→ Provided data
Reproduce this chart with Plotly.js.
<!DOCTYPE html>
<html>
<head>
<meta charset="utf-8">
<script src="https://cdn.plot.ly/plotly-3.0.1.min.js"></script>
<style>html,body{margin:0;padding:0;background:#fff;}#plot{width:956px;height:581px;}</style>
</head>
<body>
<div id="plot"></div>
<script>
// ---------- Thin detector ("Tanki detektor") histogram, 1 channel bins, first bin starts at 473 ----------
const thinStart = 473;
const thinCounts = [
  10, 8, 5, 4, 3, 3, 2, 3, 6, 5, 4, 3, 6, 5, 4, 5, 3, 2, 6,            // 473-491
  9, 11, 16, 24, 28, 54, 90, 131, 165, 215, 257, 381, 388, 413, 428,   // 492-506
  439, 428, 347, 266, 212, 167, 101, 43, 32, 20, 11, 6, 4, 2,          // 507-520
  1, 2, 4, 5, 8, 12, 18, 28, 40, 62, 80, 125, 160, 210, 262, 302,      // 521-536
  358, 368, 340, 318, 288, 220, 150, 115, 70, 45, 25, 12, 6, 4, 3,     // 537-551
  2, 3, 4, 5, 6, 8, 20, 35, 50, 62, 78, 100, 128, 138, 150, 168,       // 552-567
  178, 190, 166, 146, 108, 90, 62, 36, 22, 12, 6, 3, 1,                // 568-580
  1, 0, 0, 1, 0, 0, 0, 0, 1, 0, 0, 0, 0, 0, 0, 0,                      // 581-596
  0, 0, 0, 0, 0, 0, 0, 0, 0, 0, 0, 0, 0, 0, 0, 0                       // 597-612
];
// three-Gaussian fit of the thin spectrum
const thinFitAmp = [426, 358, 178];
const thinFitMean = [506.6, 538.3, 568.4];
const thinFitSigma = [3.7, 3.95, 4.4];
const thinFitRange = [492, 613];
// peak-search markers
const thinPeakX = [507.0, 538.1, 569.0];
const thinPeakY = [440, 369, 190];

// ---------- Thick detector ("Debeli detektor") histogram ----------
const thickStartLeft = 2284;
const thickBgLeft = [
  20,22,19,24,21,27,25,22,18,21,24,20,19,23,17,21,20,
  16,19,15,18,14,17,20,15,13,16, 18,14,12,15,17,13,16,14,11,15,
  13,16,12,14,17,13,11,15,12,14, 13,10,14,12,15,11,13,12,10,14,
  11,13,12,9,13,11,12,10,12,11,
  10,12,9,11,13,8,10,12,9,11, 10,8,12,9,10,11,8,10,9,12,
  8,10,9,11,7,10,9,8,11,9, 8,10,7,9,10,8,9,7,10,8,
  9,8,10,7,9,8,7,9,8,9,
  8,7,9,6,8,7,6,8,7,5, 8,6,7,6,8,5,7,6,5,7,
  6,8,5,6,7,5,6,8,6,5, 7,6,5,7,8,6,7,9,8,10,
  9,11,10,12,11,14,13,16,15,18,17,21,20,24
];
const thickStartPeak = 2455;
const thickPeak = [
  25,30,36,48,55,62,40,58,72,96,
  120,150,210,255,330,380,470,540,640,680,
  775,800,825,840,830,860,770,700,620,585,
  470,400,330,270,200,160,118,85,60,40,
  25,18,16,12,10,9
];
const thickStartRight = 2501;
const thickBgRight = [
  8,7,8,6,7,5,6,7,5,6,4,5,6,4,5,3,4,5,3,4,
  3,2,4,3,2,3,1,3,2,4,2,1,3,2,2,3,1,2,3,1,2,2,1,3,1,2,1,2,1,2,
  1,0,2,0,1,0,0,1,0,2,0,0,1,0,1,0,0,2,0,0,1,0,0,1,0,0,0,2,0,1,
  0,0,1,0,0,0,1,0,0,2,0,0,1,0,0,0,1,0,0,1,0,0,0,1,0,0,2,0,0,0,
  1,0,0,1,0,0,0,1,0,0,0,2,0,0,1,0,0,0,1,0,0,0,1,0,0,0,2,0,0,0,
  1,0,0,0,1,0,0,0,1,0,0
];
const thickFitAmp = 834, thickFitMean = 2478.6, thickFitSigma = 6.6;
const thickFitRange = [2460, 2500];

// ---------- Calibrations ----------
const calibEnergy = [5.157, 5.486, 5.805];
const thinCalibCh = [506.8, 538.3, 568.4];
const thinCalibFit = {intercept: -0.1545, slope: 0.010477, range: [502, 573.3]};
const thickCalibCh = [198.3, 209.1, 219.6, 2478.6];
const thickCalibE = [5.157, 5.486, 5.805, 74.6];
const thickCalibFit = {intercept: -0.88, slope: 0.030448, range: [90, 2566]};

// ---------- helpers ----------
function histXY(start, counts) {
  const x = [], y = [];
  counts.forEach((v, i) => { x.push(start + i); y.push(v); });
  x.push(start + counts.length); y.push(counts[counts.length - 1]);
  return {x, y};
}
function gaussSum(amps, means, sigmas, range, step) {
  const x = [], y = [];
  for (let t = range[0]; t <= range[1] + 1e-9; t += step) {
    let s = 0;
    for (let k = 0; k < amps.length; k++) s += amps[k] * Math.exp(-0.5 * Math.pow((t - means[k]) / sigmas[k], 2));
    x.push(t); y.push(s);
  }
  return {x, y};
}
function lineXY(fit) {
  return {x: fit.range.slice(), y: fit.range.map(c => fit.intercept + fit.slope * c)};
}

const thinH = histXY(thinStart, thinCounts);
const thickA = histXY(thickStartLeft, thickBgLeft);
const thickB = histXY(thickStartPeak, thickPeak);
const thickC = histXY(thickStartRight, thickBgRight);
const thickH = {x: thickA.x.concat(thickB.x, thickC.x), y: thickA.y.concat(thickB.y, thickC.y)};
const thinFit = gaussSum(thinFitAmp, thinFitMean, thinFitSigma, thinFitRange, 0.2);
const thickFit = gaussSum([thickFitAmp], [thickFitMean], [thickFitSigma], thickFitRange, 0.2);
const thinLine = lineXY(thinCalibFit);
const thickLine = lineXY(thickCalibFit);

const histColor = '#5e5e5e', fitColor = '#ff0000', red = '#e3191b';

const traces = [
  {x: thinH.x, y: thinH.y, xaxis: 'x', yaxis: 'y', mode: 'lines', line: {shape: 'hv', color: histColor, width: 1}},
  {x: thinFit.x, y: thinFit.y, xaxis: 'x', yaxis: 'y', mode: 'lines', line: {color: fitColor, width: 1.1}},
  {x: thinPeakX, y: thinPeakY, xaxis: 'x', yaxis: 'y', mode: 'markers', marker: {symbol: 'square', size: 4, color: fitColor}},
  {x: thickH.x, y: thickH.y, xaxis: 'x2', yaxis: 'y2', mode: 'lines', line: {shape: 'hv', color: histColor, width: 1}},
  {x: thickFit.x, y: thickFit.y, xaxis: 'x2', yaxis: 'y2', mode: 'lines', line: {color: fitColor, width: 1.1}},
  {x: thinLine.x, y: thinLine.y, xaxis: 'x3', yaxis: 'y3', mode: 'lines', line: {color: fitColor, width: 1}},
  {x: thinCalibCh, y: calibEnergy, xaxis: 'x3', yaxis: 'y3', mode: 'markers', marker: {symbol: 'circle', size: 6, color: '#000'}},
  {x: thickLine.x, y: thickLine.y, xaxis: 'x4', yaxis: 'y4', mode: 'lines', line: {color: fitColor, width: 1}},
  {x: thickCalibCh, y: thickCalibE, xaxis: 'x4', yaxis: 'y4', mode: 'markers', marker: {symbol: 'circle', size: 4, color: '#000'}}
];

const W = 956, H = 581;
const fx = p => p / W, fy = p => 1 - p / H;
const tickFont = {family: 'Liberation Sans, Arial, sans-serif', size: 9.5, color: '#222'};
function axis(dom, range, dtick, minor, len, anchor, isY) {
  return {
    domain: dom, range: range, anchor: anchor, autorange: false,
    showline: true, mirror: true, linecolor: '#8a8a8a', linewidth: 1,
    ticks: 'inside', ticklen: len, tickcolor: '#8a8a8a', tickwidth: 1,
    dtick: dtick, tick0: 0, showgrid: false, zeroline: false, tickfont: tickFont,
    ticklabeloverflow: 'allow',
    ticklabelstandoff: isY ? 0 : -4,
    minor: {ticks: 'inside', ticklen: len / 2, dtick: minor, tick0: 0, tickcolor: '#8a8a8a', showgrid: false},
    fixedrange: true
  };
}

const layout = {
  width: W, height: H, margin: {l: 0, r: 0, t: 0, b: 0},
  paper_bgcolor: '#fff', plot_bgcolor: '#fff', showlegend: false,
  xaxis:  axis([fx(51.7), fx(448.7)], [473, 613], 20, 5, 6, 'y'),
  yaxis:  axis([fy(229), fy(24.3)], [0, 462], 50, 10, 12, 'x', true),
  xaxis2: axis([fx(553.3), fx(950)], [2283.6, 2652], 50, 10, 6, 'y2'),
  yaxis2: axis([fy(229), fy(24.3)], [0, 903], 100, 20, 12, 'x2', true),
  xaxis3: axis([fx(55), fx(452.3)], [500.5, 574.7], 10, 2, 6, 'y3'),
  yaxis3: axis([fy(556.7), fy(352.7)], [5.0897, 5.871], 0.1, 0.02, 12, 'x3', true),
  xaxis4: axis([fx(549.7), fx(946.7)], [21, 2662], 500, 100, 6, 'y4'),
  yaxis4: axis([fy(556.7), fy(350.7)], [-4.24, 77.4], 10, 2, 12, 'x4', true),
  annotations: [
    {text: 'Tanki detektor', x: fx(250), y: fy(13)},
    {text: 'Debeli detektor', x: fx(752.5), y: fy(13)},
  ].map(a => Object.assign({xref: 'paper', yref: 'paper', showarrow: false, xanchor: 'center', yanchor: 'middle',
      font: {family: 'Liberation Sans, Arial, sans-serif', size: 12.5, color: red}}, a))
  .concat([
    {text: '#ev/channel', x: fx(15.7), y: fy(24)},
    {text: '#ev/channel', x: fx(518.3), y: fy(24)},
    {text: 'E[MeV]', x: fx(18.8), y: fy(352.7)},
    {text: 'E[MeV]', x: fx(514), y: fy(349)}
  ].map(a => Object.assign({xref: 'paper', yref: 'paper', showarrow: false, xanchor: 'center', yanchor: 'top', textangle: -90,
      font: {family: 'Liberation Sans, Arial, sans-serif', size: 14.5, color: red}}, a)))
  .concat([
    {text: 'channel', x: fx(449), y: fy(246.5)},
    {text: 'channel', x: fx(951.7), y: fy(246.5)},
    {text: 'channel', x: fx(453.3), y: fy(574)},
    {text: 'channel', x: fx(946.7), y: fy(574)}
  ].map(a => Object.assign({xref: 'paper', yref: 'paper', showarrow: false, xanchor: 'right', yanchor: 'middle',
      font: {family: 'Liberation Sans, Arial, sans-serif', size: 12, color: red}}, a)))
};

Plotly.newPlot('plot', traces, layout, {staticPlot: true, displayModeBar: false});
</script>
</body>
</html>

→ Directions for this task
The lines from the top of the data above down to the line containing "const thinPeakY = [440, 369, 190];" are to be copied exactly; no other line should appear.

→ The output
Reproduce this chart with Plotly.js.
<!DOCTYPE html>
<html>
<head>
<meta charset="utf-8">
<script src="https://cdn.plot.ly/plotly-3.0.1.min.js"></script>
<style>html,body{margin:0;padding:0;background:#fff;}#plot{width:956px;height:581px;}</style>
</head>
<body>
<div id="plot"></div>
<script>
// ---------- Thin detector ("Tanki detektor") histogram, 1 channel bins, first bin starts at 473 ----------
const thinStart = 473;
const thinCounts = [
  10, 8, 5, 4, 3, 3, 2, 3, 6, 5, 4, 3, 6, 5, 4, 5, 3, 2, 6,            // 473-491
  9, 11, 16, 24, 28, 54, 90, 131, 165, 215, 257, 381, 388, 413, 428,   // 492-506
  439, 428, 347, 266, 212, 167, 101, 43, 32, 20, 11, 6, 4, 2,          // 507-520
  1, 2, 4, 5, 8, 12, 18, 28, 40, 62, 80, 125, 160, 210, 262, 302,      // 521-536
  358, 368, 340, 318, 288, 220, 150, 115, 70, 45, 25, 12, 6, 4, 3,     // 537-551
  2, 3, 4, 5, 6, 8, 20, 35, 50, 62, 78, 100, 128, 138, 150, 168,       // 552-567
  178, 190, 166, 146, 108, 90, 62, 36, 22, 12, 6, 3, 1,                // 568-580
  1, 0, 0, 1, 0, 0, 0, 0, 1, 0, 0, 0, 0, 0, 0, 0,                      // 581-596
  0, 0, 0, 0, 0, 0, 0, 0, 0, 0, 0, 0, 0, 0, 0, 0                       // 597-612
];
// three-Gaussian fit of the thin spectrum
const thinFitAmp = [426, 358, 178];
const thinFitMean = [506.6, 538.3, 568.4];
const thinFitSigma = [3.7, 3.95, 4.4];
const thinFitRange = [492, 613];
// peak-search markers
const thinPeakX = [507.0, 538.1, 569.0];
const thinPeakY = [440, 369, 190];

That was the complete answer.